We saw, again, the relative impotence of the local police if there is not sufficient evidence or if the abused spouse is unwilling to admit to him or herself that the relationship is not going to be a good relationship ever again. The doubt of self-worth that emerges is a terribly degenerating part of such situations from what we’re told.
I recall one situation in the workplace when several of us noticed a difference in a female co-worker that moved to bruises and twisted ankles and so on that were explained with professed clumsiness. I had met her spouse at company functions and he didn’t seem ‘the type’ to be involved, but do we ever realize just what ‘the type’ really is, or that it can present itself as different in nearly every instance?
Attempts at intervention failed in this instance. For all I know, those types of attempted interventions might fail in many such situations. Friends and associates typically aren’t equipped as professionals would be and therefore approach these situations as concerned friends without knowing what ought to be done short of providing a shoulder for the other to lean on, if that is something they want. I suspect that shame and embarrassment are typical companions of the person in the abusive relationship. Self-esteem is not typically something you see in these situations.
I lost track of that person and former associates as I moved on to a different company. I never saw a news report about an arrest or killing in this situation, and I have no way of knowing where each person is today, either physically or emotionally.
I thought about that experience as I read about the spouse and two other people who died at the hand of the man who then took his own life. I thought about it as I read follow-up stories where we learned that the Brown Deer Police Department had been in regular contact through the years leading up to this final chapter. I thought about it as I recalled similar situations that seem too often to end in some kind of violence.

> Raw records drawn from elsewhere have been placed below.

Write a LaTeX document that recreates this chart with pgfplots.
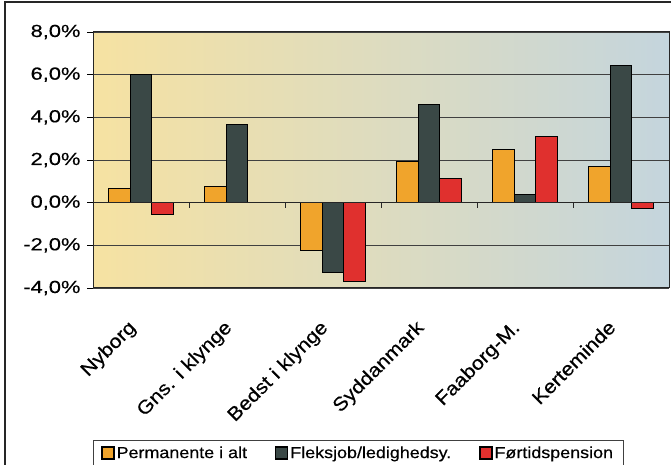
\documentclass[border=0pt]{standalone}
\usepackage{pgfplots}
\pgfplotsset{compat=1.18}
\usepackage{fontspec}
\setmainfont{Liberation Sans}[FakeStretch=1.12, FakeBold=0.4]
\newfontfamily\tickfont{Liberation Sans}[FakeStretch=1.25, FakeBold=0.4]
\definecolor{cOr}{HTML}{F0A42C}
\definecolor{cGr}{HTML}{3A4846}
\definecolor{cRd}{HTML}{E0302E}
\definecolor{bgL}{HTML}{F6E2A2}
\definecolor{bgM}{HTML}{EEE6C4}
\definecolor{bgR}{HTML}{C4D5DD}
\pgfplotstableread{
x or gr rd
0 0.67 6.02 -0.57
1 0.75 3.68 0
2 -2.25 -3.29 -3.70
3 1.91 4.61 1.13
4 2.48 0.39 3.11
5 1.71 6.41 -0.28
}\data
\begin{document}
\begin{tikzpicture}
\useasboundingbox (0,0) rectangle (671pt,465pt);
\fill[white] (0,0) rectangle (671pt,465pt);
\draw[line width=1.6pt, black!85] (5pt,-5pt) -- (5pt,463pt) -- (680pt,463pt);
\begin{axis}[
  width=576pt, height=256pt, scale only axis,
  at={(93pt,177pt)}, anchor=south west,
  xmin=-0.5, xmax=5.5, ymin=-4, ymax=8,
  ytick={-4,-2,0,2,4,6,8},
  yticklabels={{-4,0\%},{-2,0\%},{0,0\%},{2,0\%},{4,0\%},{6,0\%},{8,0\%}},
  xtick={0,1,2,3,4,5},
  xticklabels={Nyborg,Gns. i klynge,Bedst i klynge,Syddanmark,Faaborg-M.,Kerteminde},
  x tick label style={xshift=-14pt, yshift=-20pt, rotate=45, anchor=north east, font=\fontsize{19}{21}\selectfont},
  y tick label style={font=\tickfont\fontsize{17.5}{20}\selectfont, xshift=-3pt},
  major x tick style={draw=none},
  ytick style={black, line width=0.8pt},
  ytick pos=left, tick align=outside, major tick length=6pt,
  ymajorgrids, grid style={black!75, line width=0.7pt},
  axis line style={black!85, line width=1pt},
  axis background/.style={left color=bgL, middle color=bgM, right color=bgR},
  ybar=0pt, bar width=21.8pt,
  legend style={at={(0,-0.594)}, anchor=north west, legend columns=3,
    draw=black!75, line width=0.8pt, font=\fontsize{16}{20}\selectfont,
    inner xsep=8pt, inner ysep=4pt,
    /tikz/every even column/.append style={column sep=26pt}},
  legend image code/.code={\draw[#1, draw=black, line width=1.2pt] (0pt,-6pt) rectangle (12pt,6pt);},
]
\addplot[fill=cOr, draw=black, line width=1pt] table[x=x,y=or]{\data};
\addplot[fill=cGr, draw=black, line width=1pt] table[x=x,y=gr]{\data};
\addplot[fill=cRd, draw=black, line width=1pt] table[x=x,y=rd]{\data};
\legend{Permanente i alt,Fleksjob/ledighedsy.,Førtidspension}
\draw[black!85, line width=0.8pt] (axis cs:-0.5,0) -- (axis cs:5.5,0);
\pgfplotsinvokeforeach{0.5,1.5,2.5,3.5,4.5}{\draw[black!85, line width=0.8pt] (axis cs:#1,0) -- ++(0pt,-5pt);}
\end{axis}
\end{tikzpicture}
\end{document}
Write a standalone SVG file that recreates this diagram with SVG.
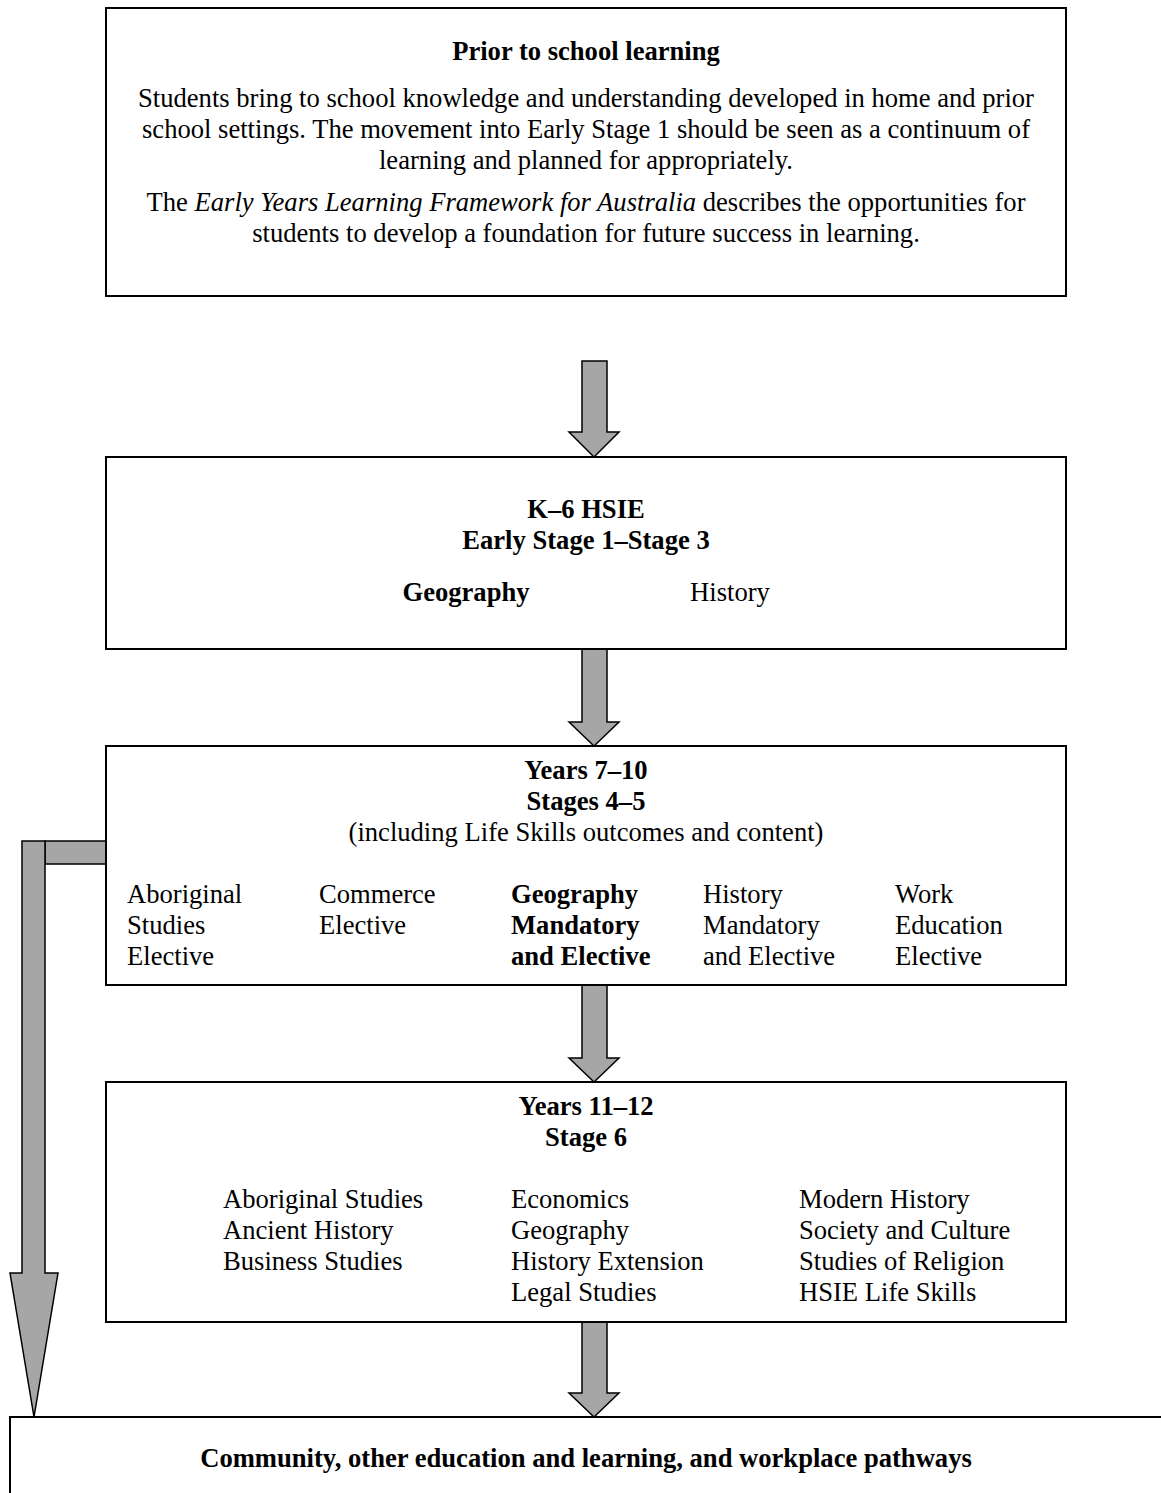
<svg xmlns="http://www.w3.org/2000/svg" width="1161" height="1493" viewBox="0 0 1161 1493">
<style>
.box{fill:#fff;stroke:#000;stroke-width:2}
.arr{fill:#a6a6a6;stroke:#000;stroke-width:1.5;stroke-linejoin:miter}
text{font-family:"Liberation Serif","Times New Roman",serif;font-size:26.6px;fill:#000}
.c{text-anchor:middle}
.b{font-weight:bold}
</style>
<rect width="1161" height="1493" fill="#fff"/>
<g id="connectors">
<polygon class="arr" points="582,361 607,361 607,432 619,432 594,457 569,432 582,432"/>
<polygon class="arr" points="582,649 607,649 607,722 619,722 594,746 569,722 582,722"/>
<polygon class="arr" points="582,985 607,985 607,1058 619,1058 594,1082 569,1058 582,1058"/>
<polygon class="arr" points="582,1322 607,1322 607,1393 619,1393 594,1417 569,1393 582,1393"/>
<rect class="arr" x="45" y="841" width="61" height="23"/>
<polygon class="arr" points="22,841 45,841 45,1273 58,1273 34,1417 10,1273 22,1273"/>
</g>
<g id="node-prior">
<rect class="box" x="106" y="8" width="960" height="288"/>
<text class="c b" x="586" y="60">Prior to school learning</text>
<text class="c" x="586" y="107">Students bring to school knowledge and understanding developed in home and prior</text>
<text class="c" x="586" y="138">school settings. The movement into Early Stage 1 should be seen as a continuum of</text>
<text class="c" x="586" y="169">learning and planned for appropriately.</text>
<text class="c" x="586" y="211">The <tspan font-style="italic">Early Years Learning Framework for Australia</tspan> describes the opportunities for</text>
<text class="c" x="586" y="242">students to develop a foundation for future success in learning.</text>
</g>
<g id="node-k6">
<rect class="box" x="106" y="457" width="960" height="192"/>
<text class="c b" x="586" y="518">K–6 HSIE</text>
<text class="c b" x="586" y="549">Early Stage 1–Stage 3</text>
<text class="c b" x="466" y="601">Geography</text>
<text class="c" x="730" y="601">History</text>
</g>
<g id="node-7-10">
<rect class="box" x="106" y="746" width="960" height="239"/>
<text class="c b" x="586" y="779">Years 7–10</text>
<text class="c b" x="586" y="810">Stages 4–5</text>
<text class="c" x="586" y="841">(including Life Skills outcomes and content)</text>
<text x="127" y="903">Aboriginal</text>
<text x="127" y="934">Studies</text>
<text x="127" y="965">Elective</text>
<text x="319" y="903">Commerce</text>
<text x="319" y="934">Elective</text>
<text class="b" x="511" y="903">Geography</text>
<text class="b" x="511" y="934">Mandatory</text>
<text class="b" x="511" y="965">and Elective</text>
<text x="703" y="903">History</text>
<text x="703" y="934">Mandatory</text>
<text x="703" y="965">and Elective</text>
<text x="895" y="903">Work</text>
<text x="895" y="934">Education</text>
<text x="895" y="965">Elective</text>
</g>
<g id="node-11-12">
<rect class="box" x="106" y="1082" width="960" height="240"/>
<text class="c b" x="586" y="1115">Years 11–12</text>
<text class="c b" x="586" y="1146">Stage 6</text>
<text x="223" y="1208">Aboriginal Studies</text>
<text x="223" y="1239">Ancient History</text>
<text x="223" y="1270">Business Studies</text>
<text x="511" y="1208">Economics</text>
<text x="511" y="1239">Geography</text>
<text x="511" y="1270">History Extension</text>
<text x="511" y="1301">Legal Studies</text>
<text x="799" y="1208">Modern History</text>
<text x="799" y="1239">Society and Culture</text>
<text x="799" y="1270">Studies of Religion</text>
<text x="799" y="1301">HSIE Life Skills</text>
</g>
<g id="node-pathways">
<rect class="box" x="10" y="1417" width="1200" height="200"/>
<text class="c b" x="586" y="1467">Community, other education and learning, and workplace pathways</text>
</g>
</svg>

I am thankful that I haven’t any more direct experience than I’ve had in such situations, and I worry about all the other such cases that obviously exist in our own community or in our own circle of acquaintances…and I realize how impotent we are even if we do become aware of such a situation. I think about the police calls for domestic disturbances that we see in the local newspapers almost every week.
Where will the next emotional explosion occur and what will be the human cost?